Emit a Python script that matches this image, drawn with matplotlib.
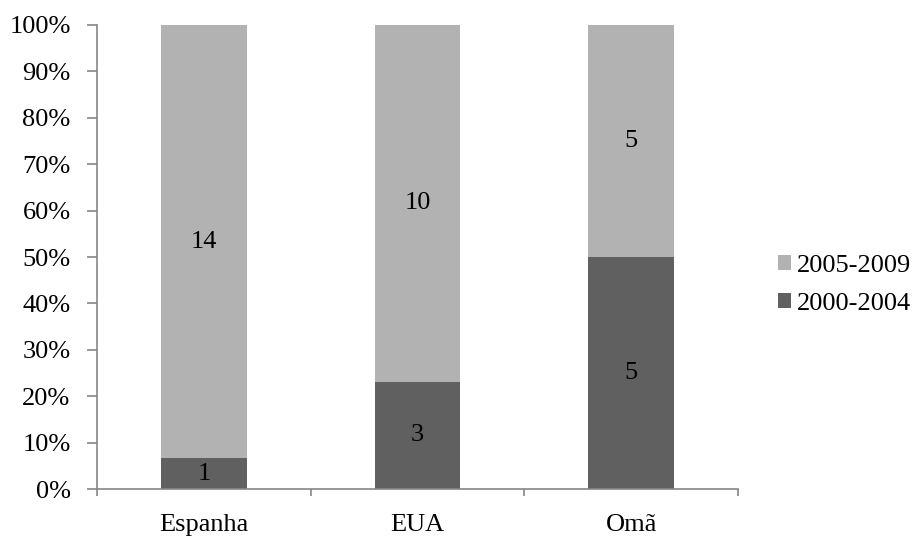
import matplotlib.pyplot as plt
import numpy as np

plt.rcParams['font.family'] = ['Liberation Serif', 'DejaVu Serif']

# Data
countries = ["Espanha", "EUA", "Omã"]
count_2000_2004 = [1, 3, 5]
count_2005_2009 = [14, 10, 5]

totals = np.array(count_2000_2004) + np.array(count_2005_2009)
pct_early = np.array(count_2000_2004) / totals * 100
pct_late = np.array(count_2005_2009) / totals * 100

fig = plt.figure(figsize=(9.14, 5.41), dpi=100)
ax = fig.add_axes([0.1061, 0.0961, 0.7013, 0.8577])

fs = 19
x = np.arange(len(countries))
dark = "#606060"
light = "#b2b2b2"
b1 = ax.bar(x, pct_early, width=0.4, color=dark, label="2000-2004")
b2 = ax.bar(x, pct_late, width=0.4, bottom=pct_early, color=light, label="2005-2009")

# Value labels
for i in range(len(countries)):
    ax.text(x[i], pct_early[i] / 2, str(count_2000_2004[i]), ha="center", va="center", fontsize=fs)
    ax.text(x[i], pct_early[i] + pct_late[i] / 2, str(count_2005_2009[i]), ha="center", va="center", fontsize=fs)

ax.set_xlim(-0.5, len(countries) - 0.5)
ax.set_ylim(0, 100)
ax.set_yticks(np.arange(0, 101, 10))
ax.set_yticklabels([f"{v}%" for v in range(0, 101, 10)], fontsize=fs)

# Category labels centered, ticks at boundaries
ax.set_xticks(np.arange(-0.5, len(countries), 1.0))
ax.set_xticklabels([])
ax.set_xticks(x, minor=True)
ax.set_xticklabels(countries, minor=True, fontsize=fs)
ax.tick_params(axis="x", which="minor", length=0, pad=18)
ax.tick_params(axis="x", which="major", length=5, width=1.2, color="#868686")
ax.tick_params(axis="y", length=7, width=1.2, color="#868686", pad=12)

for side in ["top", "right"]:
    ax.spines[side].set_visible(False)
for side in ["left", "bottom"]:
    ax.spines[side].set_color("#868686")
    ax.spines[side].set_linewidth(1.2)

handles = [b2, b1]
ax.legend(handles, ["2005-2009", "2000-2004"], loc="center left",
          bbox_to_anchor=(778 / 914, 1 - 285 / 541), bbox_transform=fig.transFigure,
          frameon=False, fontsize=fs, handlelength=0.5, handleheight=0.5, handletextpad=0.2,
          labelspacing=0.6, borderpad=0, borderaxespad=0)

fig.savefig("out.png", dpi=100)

○ ○ ○

Each line from the top of the material through the line containing "ax.text(x[i], pct_early[i] +" should be reproduced exactly; please drop any images.

### EXERCISE RESULT
Emit a Python script that matches this image, drawn with matplotlib.
import matplotlib.pyplot as plt
import numpy as np

plt.rcParams['font.family'] = ['Liberation Serif', 'DejaVu Serif']

# Data
countries = ["Espanha", "EUA", "Omã"]
count_2000_2004 = [1, 3, 5]
count_2005_2009 = [14, 10, 5]

totals = np.array(count_2000_2004) + np.array(count_2005_2009)
pct_early = np.array(count_2000_2004) / totals * 100
pct_late = np.array(count_2005_2009) / totals * 100

fig = plt.figure(figsize=(9.14, 5.41), dpi=100)
ax = fig.add_axes([0.1061, 0.0961, 0.7013, 0.8577])

fs = 19
x = np.arange(len(countries))
dark = "#606060"
light = "#b2b2b2"
b1 = ax.bar(x, pct_early, width=0.4, color=dark, label="2000-2004")
b2 = ax.bar(x, pct_late, width=0.4, bottom=pct_early, color=light, label="2005-2009")

# Value labels
for i in range(len(countries)):
    ax.text(x[i], pct_early[i] / 2, str(count_2000_2004[i]), ha="center", va="center", fontsize=fs)
    ax.text(x[i], pct_early[i] + pct_late[i] / 2, str(count_2005_2009[i]), ha="center", va="center", fontsize=fs)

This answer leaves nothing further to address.